My friends and I always say that we are so thankful social media wasn’t as prevalent as it is today. I can only imagine the extra angst, competition, and anxiety – I struggled with each in its own way from middle through high school. As I write more and put things “out there” on my blog or via any social media platform, that angst and dare I say it, competition, rear their ugly heads from time to time.

After baby number two and the decision to quit work and stay home, I found myself lost. This busy, career woman was now hardly maintaining any conversation or completing a full sentence without forgetting the entire conversation. I knew I had to find myself again so I began to write. I began to share. These things made me anxious, but they also gave me a new sense of purpose, and it was so exciting!

But, if you want your voice heard, you need to navigate all the social media pieces out there. Just when I think I am getting the hang of it, some new “thing” happens, and I am lost again. Since I have found myself drowning to get my content read, I have decided it’s time to break up with social media.

No way will I stop writing. No way will I stop sharing. And NO WAY will I stop applauding strong mamas for putting themselves out there – from the crazy antics of your daily life to the deep issues that plague our hearts on daily basis. But, I am putting my foot down on comparing myself with other women. This is not the 10th grade, so I do not want to compare followers or better pictures anymore. We are strong women who if we want to share, can share as we see fit. We shouldn’t be afraid to tell our stories just because the next writer/blogger/business woman looks better or writes better. When we do that, here comes that angst again.

When the urge to write happens, I want to do it without looking at peak times or reader numbers. I don’t want to count likes or comments. I don’t want to feel like a failure when I know for a fact I am not. I want to read that one comment or get that one message that says I reached someone or they KNOW what I am feeling. Or even a simple thanks is the boost I need to say, “sorry, social media land, I did something good.”

These days, we compare. We question. We struggle. From no sleep to job security or marriage issues. From a child’s sickness to money concerns. From questions if we are doing the right thing to trying to predict the future. That’s enough to make our heads spin. We DO NOT need social media to make it any worse.

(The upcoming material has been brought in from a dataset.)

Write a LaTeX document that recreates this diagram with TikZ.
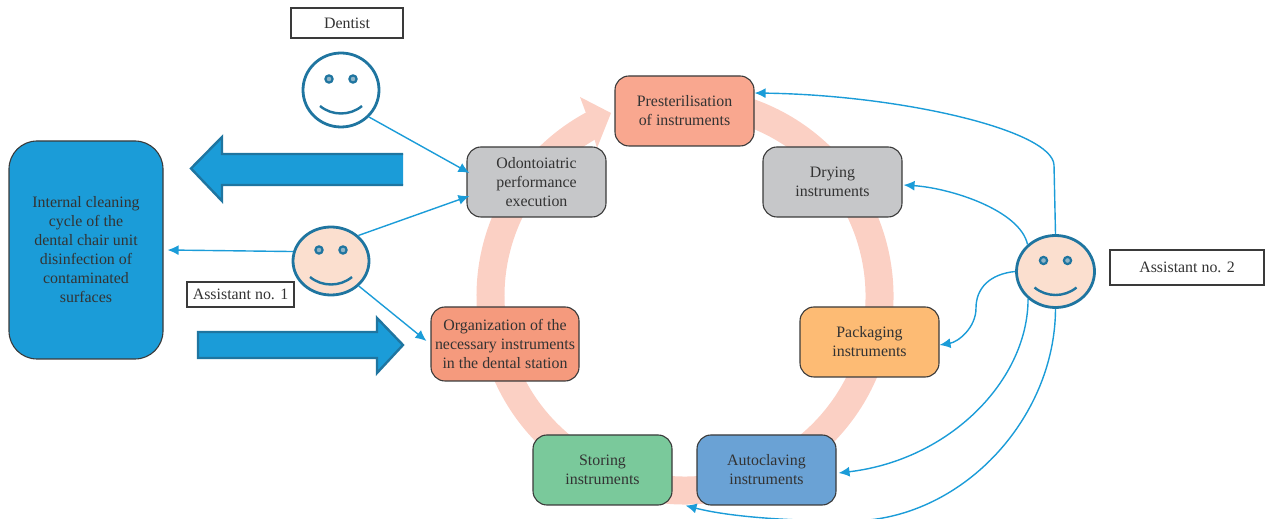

No matter if you are a writer/blogger or if you are just a tired mama who feels alone, I hope you stand with me as I break up with this social media game. Share. Read. Comment. Share again. Reach out. Support. Encourage. Don’t let the latest algorithm or drop in views/followers tear you apart.

I, for one, think you sharing is awesome enough. Break it off. Break up with these social media rules and be you. We are not 15 anymore. We are beautiful mamas with so many stories to tell. And I can’t wait to read what you have coming next.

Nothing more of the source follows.